Stabile und biegesteife Faser
Diesmal sind es die mechanischen Eigenschaften der Ei-Stiele der Florfliege, welche das Team versucht biotechnologisch als Faser nachzubilden. Das Besondere: der Ei-Stiel besteht aus einem Proteinsekret, das von den Insekten auf den Blättern abgesondert, in die Länge gezogen und an der Luft ausgehärtet wird. Auf der Spitze dieses stabilen seidenen Stabes lagern die Florfliegen ihre Eier, um sie vor Fressfeinden zu schützen. Dabei sind die Eierstiele nur etwa 15 Mikrometer dick und können ohne Probleme das Gewicht der Eier halten. „Die Florfliegenseide ist äußerst biegesteif und stabil. Diese Besonderheiten möchten wir auf Fasern aus Florfliegenseide übertragen. Bisher war es jedoch nicht möglich, derartige Seidenproteine in ausreichender Menge und Reinheit herzustellen“, erklärt Biotechnologe Martin Schmidt vom Fraunhofer IAP in Potsdam-Golm.
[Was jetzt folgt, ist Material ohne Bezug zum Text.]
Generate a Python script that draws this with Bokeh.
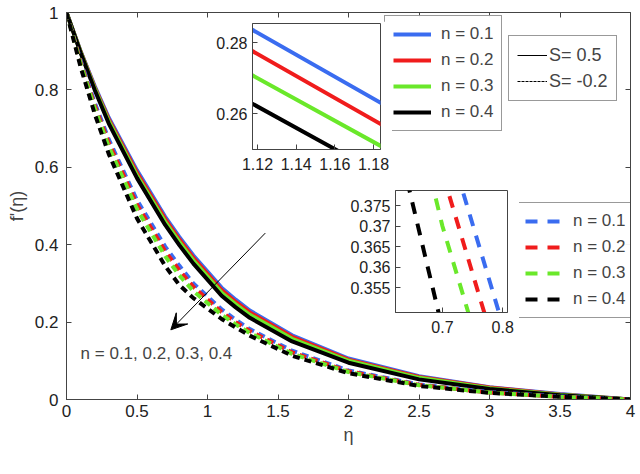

Bakterien stellen Seidenprotein her
Im Rahmen eines gemeinsamen Forschungsprojektes, das vom Bundesministerium für Ernährung und Landwirtschaft (BMEL) gefördert wird, sind die Potsdamer Forscher und Amsilk dabei, die Seidenproteine der Fliege mithilfe von Bakterien biotechnologisch im großen Maßstab herzustellen. Die Vorarbeiten hierfür leistet das Team um Thomas Scheibel vom Lehrstuhl Biomaterialien der Universität Bayreuth. Es konstruierte einen genetischen Bauplan, der Bakterien befähigt, das Seidenprotein zu produzieren. Dieses Herstellungsverfahren wurde von den Potsdamer Wissenschaftlern so optimiert, dass dieses Seidenprotein nun kostengünstig in großen Mengen hergestellt werden kann. Dabei wurde das Fraunhofer-Team bei molekularbiologischen Arbeiten von den Seidenspinnen-Experten der Firma Amsik unterstützt.
IAP zeigt Florseidenfasern auf der Grünen Woche
„Während die von uns verwendete Biosteel-Faser nach dem Vorbild der Spinnenseide eher weich und flexibel ist, ist Florfliegenseide sehr biegesteif. Diese spezielle Eigenschaft macht sie für die Medizintechnik, aber auch als Verstärkungsfaser für den Leichtbau, also beispielsweise für Autos, Flugzeuge oder Schiffe, interessant“, sagt der wissenschaftliche Geschäftsführer von Amsilk, Lin Römer. Eine erste Materialprobe der neuartigen Biofaser präsentiert das Fraunhofer-Forscherteam übrigens auf der diesjährigen Grünen Woche in Berlin.